Mike Dougherty mdougherty at pbp.com
Fri Oct 8 12:55:55 CDT 2004


I did some analysis on one of the modules in my client-side js-driven application.

To my understanding, the customer's browser will cache the external script files.  To improve the 
perceived performance of the application (which currently feels slow to start because of initial 
download time) - i was considering delivering several of these scripts on each of the preceeding 
pages on the site so the user can have already cached the external scripts before they reach the 
application page.

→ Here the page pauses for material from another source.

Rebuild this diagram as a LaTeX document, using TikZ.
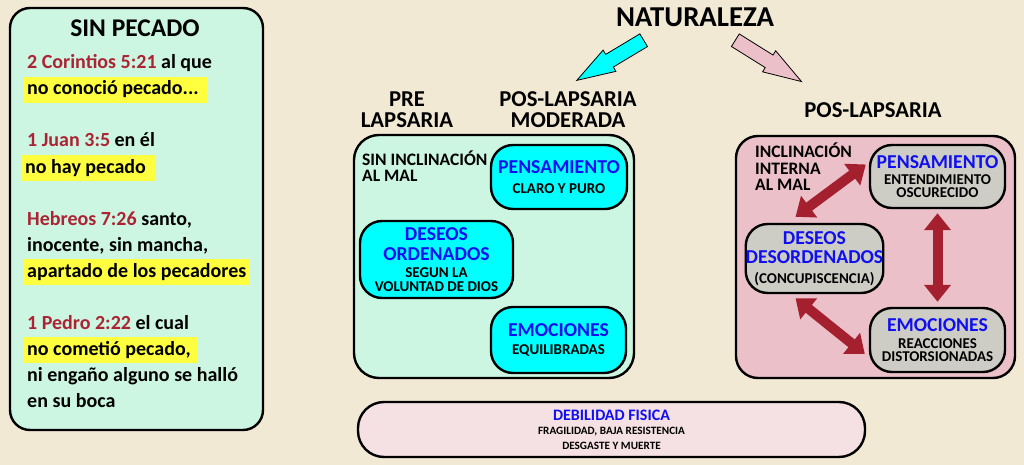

Imagine the user clicks through 4 pages before using this interactive js app - 
deliver scripts 1-5 on page 1, 6-10 on page 2, 11-15 on page 3 even though they are not used on 
those pages.  When page 4 uses all 20 scripts, the download time is only for scripts 16-20.  Call 
it a script preload strategy.  At this point, don't worry about the actual implementation - just 
the concept of it.

Also- by removing tabs (chr(9)), extra spaces around operators (" = "," + "), and block comments 
(/* */) the file is now 45% smaller (29744b -> 19551b)  The unstripped code in 20 files is 109Kb. 
 I plan to have a custom control running server-side to automatically compare the source version 
against the stripped version and "recomile" if the source is newer - because manually maintaining 
versions would be painful for the lazy developer (myself) [note: i use the term 'stripped' because 
i have no intention of trying to "compress" the file by tokenizing keywords/variables, etc. as i 
have seen available.]

What are your opinions of 1. my idea of script preload, and 2. having a developer "source" version 
of external javascripts and a "stripped" version for delivery to browsers?